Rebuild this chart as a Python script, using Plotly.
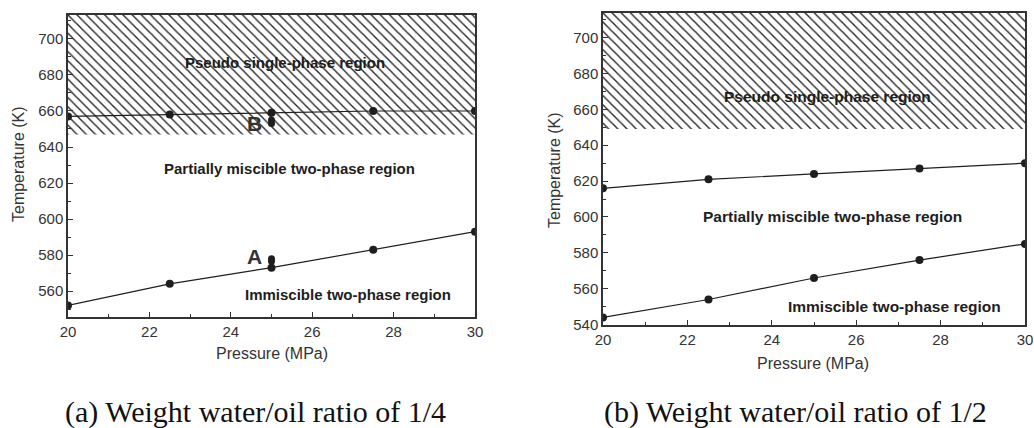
import plotly.graph_objects as go

# ---------------- data ----------------
pressure = [20, 22.5, 25, 27.5, 30]

# (a) weight water/oil ratio 1/4
a_upper = [657, 658, 659, 660, 660]
a_lower = [552, 564, 573, 583, 593]
a_extra_p = [25, 25, 25, 25]
a_extra_t = [655, 653, 578, 576.5]
a_hatch_bottom = 647

# (b) weight water/oil ratio 1/2
b_upper = [616, 621, 624, 627, 630]
b_lower = [544, 554, 566, 576, 585]
b_hatch_bottom = 649

x_ticks = [20, 22, 24, 26, 28, 30]
a_y_ticks = [560, 580, 600, 620, 640, 660, 680, 700]
b_y_ticks = [540, 560, 580, 600, 620, 640, 660, 680, 700]

a_yrange = [545.6, 713.3]
b_yrange = [539.8, 713.7]

region_labels = ["Pseudo single-phase region",
                 "Partially miscible two-phase region",
                 "Immiscible two-phase region"]
a_label_pos = [(25.33, 687), (25.43, 628), (26.88, 558)]
b_label_pos = [(25.33, 667), (25.44, 600), (26.9, 550)]
point_labels = ["B", "A"]
point_label_pos = [(24.57, 653), (24.57, 579)]

captions = ["(a) Weight water/oil ratio of 1/4", "(b) Weight water/oil ratio of 1/2"]

# ---------------- styles ----------------
INK = "#1e1e1e"
AXC = "#333333"
SANS = "Liberation Sans, Arial, sans-serif"
SERIF = "Liberation Serif, Times New Roman, serif"
W, H = 1034, 428

fig = go.Figure()


def hatch(xa, ya, bottom, top):
    fig.add_trace(go.Scatter(
        x=[20, 30, 30, 20, 20], y=[bottom, bottom, top, top, bottom],
        xaxis=xa, yaxis=ya, mode="lines", line=dict(width=0, color="rgba(0,0,0,0)"),
        fill="toself", fillcolor="white",
        fillpattern=dict(shape="\\", size=6.5, solidity=0.22, fgcolor="#2a2a2a",
                         bgcolor="white", fillmode="replace"),
        hoverinfo="skip", showlegend=False))


def curve(xa, ya, xs, ys):
    fig.add_trace(go.Scatter(
        x=xs, y=ys, xaxis=xa, yaxis=ya, mode="lines+markers",
        line=dict(color=INK, width=1.2),
        marker=dict(color=INK, size=8, symbol="circle"),
        showlegend=False))


hatch("x", "y", a_hatch_bottom, 720)
curve("x", "y", pressure, a_upper)
curve("x", "y", pressure, a_lower)
fig.add_trace(go.Scatter(x=a_extra_p, y=a_extra_t, xaxis="x", yaxis="y", mode="markers",
                         marker=dict(color=INK, size=7), showlegend=False))

hatch("x2", "y2", b_hatch_bottom, 720)
curve("x2", "y2", pressure, b_upper)
curve("x2", "y2", pressure, b_lower)

C = dict(xanchor="center", yanchor="middle", showarrow=False)
annotations = []
for txt, (px, ty) in zip(region_labels, a_label_pos):
    annotations.append(dict(x=px, y=ty, xref="x", yref="y", text=f"<b>{txt}</b>",
                            font=dict(family=SANS, size=15, color=INK), **C))
for txt, (px, ty) in zip(region_labels, b_label_pos):
    annotations.append(dict(x=px, y=ty, xref="x2", yref="y2", text=f"<b>{txt}</b>",
                            font=dict(family=SANS, size=15.5, color=INK), **C))
for txt, (px, ty) in zip(point_labels, point_label_pos):
    annotations.append(dict(x=px, y=ty, xref="x", yref="y", text=f"<b>{txt}</b>",
                            font=dict(family=SANS, size=21, color="#333"), **C))

# axis titles
annotations += [
    dict(x=272 / W, y=1 - 353 / H, xref="paper", yref="paper", text="Pressure (MPa)",
         font=dict(family=SANS, size=16, color="#333"), **C),
    dict(x=813 / W, y=1 - 363 / H, xref="paper", yref="paper", text="Pressure (MPa)",
         font=dict(family=SANS, size=16, color="#333"), **C),
    dict(x=19 / W, y=1 - 164 / H, xref="paper", yref="paper", text="Temperature (K)",
         textangle=-90, font=dict(family=SANS, size=16, color="#333"), **C),
    dict(x=554 / W, y=1 - 170 / H, xref="paper", yref="paper", text="Temperature (K)",
         textangle=-90, font=dict(family=SANS, size=16, color="#333"), **C),
]
for txt, cx in zip(captions, [255, 795]):
    annotations.append(dict(x=cx / W, y=1 - 412 / H, xref="paper", yref="paper",
                            text=txt, font=dict(family=SERIF, size=30, color="#111"), **C))

axis_common = dict(showline=True, mirror=True, linecolor=AXC, linewidth=1.5,
                   ticks="inside", ticklen=5, tickwidth=1.2, tickcolor=AXC,
                   showgrid=False, zeroline=False, automargin=False,
                   tickfont=dict(family=SANS, size=15, color="#333"))

fig.update_layout(
    width=W, height=H,
    margin=dict(l=0, r=0, t=0, b=0, pad=0, autoexpand=False),
    paper_bgcolor="white", plot_bgcolor="white",
    showlegend=False,
    xaxis=dict(domain=[68 / W, 475 / W], range=[20, 30], tickvals=x_ticks,
               minor=dict(ticks="inside", ticklen=3, dtick=1, tickcolor=AXC),
               anchor="y", **axis_common),
    yaxis=dict(domain=[1 - 317 / H, 1 - 15 / H], range=a_yrange, tickvals=a_y_ticks,
               minor=dict(ticks="inside", ticklen=3, dtick=10, tickcolor=AXC),
               anchor="x", **axis_common),
    xaxis2=dict(domain=[603 / W, 1025 / W], range=[20, 30], tickvals=x_ticks,
                minor=dict(ticks="inside", ticklen=3, dtick=1, tickcolor=AXC),
                anchor="y2", **axis_common),
    yaxis2=dict(domain=[1 - 325 / H, 1 - 13 / H], range=b_yrange, tickvals=b_y_ticks,
                minor=dict(ticks="inside", ticklen=3, dtick=10, tickcolor=AXC),
                anchor="x2", **axis_common),
    annotations=annotations,
)

fig.write_html("out.html")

┄┄┄┄┄┄┄┄┄┄┄┄┄┄┄┄┄┄┄┄

▶ _The task_
Return only the lines running from the top of the data to the line that holds "b_hatch_bottom = 649". Include both of those lines, but skip the pictures.

▶ _Response to this task_
Rebuild this chart as a Python script, using Plotly.
import plotly.graph_objects as go

# ---------------- data ----------------
pressure = [20, 22.5, 25, 27.5, 30]

# (a) weight water/oil ratio 1/4
a_upper = [657, 658, 659, 660, 660]
a_lower = [552, 564, 573, 583, 593]
a_extra_p = [25, 25, 25, 25]
a_extra_t = [655, 653, 578, 576.5]
a_hatch_bottom = 647

# (b) weight water/oil ratio 1/2
b_upper = [616, 621, 624, 627, 630]
b_lower = [544, 554, 566, 576, 585]
b_hatch_bottom = 649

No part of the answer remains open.